> **WORK REQUIRED**:
Reproduce, please, only the lines from the first line below to the line containing "import matplotlib.pyplot as plt", inclusive.

===== DATA LINES =====

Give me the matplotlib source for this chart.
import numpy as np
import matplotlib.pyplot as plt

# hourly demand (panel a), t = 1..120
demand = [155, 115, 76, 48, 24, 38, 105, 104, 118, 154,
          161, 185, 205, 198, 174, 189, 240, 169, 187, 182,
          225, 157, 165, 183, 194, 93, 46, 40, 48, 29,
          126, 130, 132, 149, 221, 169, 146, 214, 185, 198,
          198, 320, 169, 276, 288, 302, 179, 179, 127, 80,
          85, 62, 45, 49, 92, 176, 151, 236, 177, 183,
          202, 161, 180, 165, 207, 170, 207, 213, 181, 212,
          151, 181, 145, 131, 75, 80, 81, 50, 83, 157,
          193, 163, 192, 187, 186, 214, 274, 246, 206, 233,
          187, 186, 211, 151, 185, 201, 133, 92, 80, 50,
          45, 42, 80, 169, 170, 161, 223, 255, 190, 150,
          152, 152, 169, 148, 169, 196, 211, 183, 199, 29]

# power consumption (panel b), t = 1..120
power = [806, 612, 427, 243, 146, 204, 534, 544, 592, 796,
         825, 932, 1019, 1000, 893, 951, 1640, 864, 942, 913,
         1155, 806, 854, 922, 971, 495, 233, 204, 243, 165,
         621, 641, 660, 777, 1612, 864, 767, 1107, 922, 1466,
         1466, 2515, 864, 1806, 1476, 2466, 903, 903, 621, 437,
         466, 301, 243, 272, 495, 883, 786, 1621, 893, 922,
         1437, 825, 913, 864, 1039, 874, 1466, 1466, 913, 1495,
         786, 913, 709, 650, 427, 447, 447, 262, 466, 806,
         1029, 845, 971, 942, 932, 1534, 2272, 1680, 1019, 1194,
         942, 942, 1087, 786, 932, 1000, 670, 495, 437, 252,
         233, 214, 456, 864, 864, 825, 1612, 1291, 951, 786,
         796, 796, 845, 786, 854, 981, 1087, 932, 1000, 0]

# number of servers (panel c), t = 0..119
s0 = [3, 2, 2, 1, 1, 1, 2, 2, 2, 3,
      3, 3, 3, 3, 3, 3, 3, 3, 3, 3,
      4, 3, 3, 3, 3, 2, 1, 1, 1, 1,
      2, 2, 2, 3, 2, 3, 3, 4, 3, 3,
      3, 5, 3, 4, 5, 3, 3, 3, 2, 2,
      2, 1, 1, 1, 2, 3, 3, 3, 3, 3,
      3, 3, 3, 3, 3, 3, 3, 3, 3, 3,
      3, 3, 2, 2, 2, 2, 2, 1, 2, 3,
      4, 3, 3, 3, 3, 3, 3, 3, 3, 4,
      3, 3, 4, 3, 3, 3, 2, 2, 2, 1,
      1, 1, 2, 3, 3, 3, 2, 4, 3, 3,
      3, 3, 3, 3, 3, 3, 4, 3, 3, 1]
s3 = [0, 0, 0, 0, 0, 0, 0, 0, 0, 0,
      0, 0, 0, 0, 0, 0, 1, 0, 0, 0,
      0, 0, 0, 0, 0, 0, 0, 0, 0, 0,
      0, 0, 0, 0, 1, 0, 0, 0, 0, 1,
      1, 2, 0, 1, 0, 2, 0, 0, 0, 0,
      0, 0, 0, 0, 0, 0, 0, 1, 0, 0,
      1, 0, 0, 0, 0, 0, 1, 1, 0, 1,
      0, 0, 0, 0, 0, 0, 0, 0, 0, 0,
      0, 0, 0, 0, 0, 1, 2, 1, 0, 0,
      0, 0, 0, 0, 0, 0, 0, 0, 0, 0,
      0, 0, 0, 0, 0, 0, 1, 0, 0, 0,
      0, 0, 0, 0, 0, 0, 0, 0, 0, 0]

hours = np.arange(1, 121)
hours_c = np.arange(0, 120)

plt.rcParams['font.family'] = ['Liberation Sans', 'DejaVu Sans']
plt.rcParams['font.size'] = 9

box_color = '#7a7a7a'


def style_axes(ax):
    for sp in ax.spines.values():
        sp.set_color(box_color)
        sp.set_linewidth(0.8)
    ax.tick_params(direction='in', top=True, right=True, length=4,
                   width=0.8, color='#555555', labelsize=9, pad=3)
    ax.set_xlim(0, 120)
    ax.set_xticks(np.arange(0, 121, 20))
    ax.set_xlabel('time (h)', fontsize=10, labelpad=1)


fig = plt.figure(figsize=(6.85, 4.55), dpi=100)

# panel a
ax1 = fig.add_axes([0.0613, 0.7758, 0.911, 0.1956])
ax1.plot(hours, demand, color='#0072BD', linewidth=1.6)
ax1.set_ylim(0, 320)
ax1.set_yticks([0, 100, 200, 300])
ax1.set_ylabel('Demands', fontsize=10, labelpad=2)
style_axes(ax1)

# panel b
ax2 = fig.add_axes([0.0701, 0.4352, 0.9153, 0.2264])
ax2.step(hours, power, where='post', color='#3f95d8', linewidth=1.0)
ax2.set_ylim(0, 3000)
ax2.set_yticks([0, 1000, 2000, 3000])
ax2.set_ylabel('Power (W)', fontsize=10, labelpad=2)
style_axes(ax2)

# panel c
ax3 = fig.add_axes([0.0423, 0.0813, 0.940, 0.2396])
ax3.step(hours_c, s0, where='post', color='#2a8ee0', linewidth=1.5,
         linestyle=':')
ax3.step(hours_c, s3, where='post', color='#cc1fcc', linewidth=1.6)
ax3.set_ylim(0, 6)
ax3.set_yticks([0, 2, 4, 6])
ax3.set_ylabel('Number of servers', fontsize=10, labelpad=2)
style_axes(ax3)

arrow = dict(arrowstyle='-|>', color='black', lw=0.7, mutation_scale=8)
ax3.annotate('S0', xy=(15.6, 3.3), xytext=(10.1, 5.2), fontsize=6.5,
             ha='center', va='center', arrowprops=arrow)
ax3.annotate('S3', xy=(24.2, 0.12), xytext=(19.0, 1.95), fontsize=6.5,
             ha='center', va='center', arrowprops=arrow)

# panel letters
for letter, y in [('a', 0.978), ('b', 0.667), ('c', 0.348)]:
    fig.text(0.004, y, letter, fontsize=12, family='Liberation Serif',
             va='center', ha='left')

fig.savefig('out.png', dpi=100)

=====

> **WORKED SOLUTION**:
Give me the matplotlib source for this chart.
import numpy as np
import matplotlib.pyplot as plt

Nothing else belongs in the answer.